Es la vieja alcahueta que aparece en el Auto da Barca do Inferno (v. Barcas), una de las Obras (v.) de Gil Vicente (de 1465 aproximadamente hasta después de 1536), en la que el complejo espíritu del autor, vacilante aún entre la Edad Media y el Renacimiento, se manifiesta en una sátira de una virulencia muy erasmista.
Eco lejano de Trotaconventos (v.) y de la Celestina (v.), Brígida Vaz recoge y acentúa en sí misma aspectos y motivos de los restantes personajes que figuran en esta nueva «Danza de la Muerte», símbolos, a su vez, de un mundo hipócrita y sin más luz de redención que la inocencia o el heroísmo. Cínica y astuta, vulgar y plebeya, consciente de la debilidad de la carne y siempre dispuesta a utilizar el amargo cebo de los sentidos, aparece en la escena con todo el bagaje de sus pecados: «Seiscientos virgos postigos / e tres arcas de feitigos / que nao podem mais levar. / Tres almarios de mentir, / e cinco cofres d’enlheios / e alguns furtos alheios…».

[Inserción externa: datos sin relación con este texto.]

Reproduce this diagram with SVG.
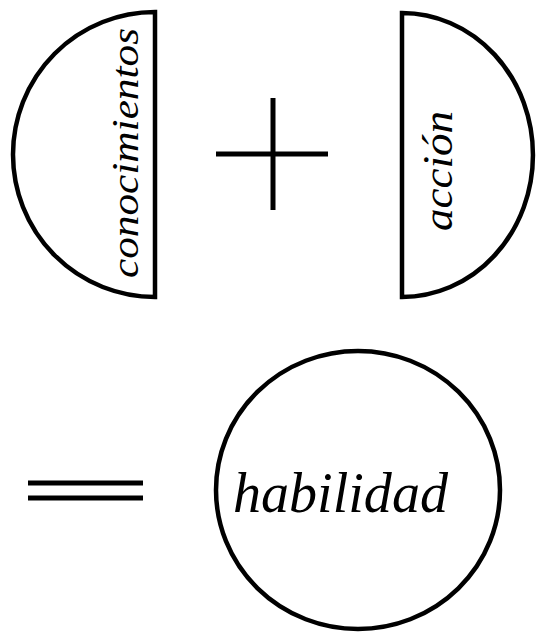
<svg xmlns="http://www.w3.org/2000/svg" width="536" height="636" viewBox="0 0 536 636">
<style>
.shape{fill:#fff;stroke:#000;stroke-width:4.5;stroke-linejoin:miter}
.op{stroke:#000;stroke-width:5;stroke-linecap:butt;fill:none}
.lbl{font-family:"Liberation Serif","DejaVu Serif",serif;font-style:italic;fill:#000}
</style>
<rect width="536" height="636" fill="#fff"/>
<g id="conocimientos">
<path class="shape" d="M155,12 A142,142.5 0 0 0 155,297 Z"/>
<text class="lbl" font-size="38" transform="translate(138,278) rotate(-90)" textLength="250" lengthAdjust="spacingAndGlyphs">conocimientos</text>
</g>
<g id="plus">
<line class="op" x1="216" y1="154" x2="328" y2="154"/>
<line class="op" x1="273" y1="98" x2="273" y2="210"/>
</g>
<g id="accion">
<path class="shape" d="M402,13 A131,142 0 0 1 402,297 Z"/>
<text class="lbl" font-size="42" transform="translate(452,231) rotate(-90)" textLength="120" lengthAdjust="spacingAndGlyphs">acción</text>
</g>
<g id="equals">
<line class="op" x1="28" y1="483" x2="143" y2="483"/>
<line class="op" x1="28" y1="498" x2="143" y2="498"/>
</g>
<g id="habilidad">
<ellipse class="shape" cx="358" cy="490" rx="142" ry="139"/>
<text class="lbl" font-size="56" x="233" y="512" textLength="215" lengthAdjust="spacingAndGlyphs">habilidad</text>
</g>
</svg>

Hasta aquí, no obstante, nada demoníaco hay en ella; para captar su carácter, debemos salir de los mismos límites de la visión cual la concibiera el poeta y aún de su ficción teatral. Criatura ciega e irreflexiva, su perfidia es casi inconsciente, y, más que como una voluntad maligna, aparece como «instrumento» de un mundo vil y corrompido. Incapaz de distinguir el bien del mal, Brígida intenta incluso captarse las simpatías del Ángel guardián del Paraíso con sus bajas seducciones: «Angio de Deus, minha rosa… Eu sou Brizida a preciosa / que dava as mogas ós mólhos / a que criava as meninas / pera ós conegos da Sé».
Concepción típicamente medieval, Brígida representa la conciencia puesta al servicio de la naturaleza, y éste es su pecado. Pero aunque tratada con excepcional vehemencia, se adivina en el autor una simpatía irónica que comunica a la figura un realismo tan intenso como sólo el milagro del arte puede conferir.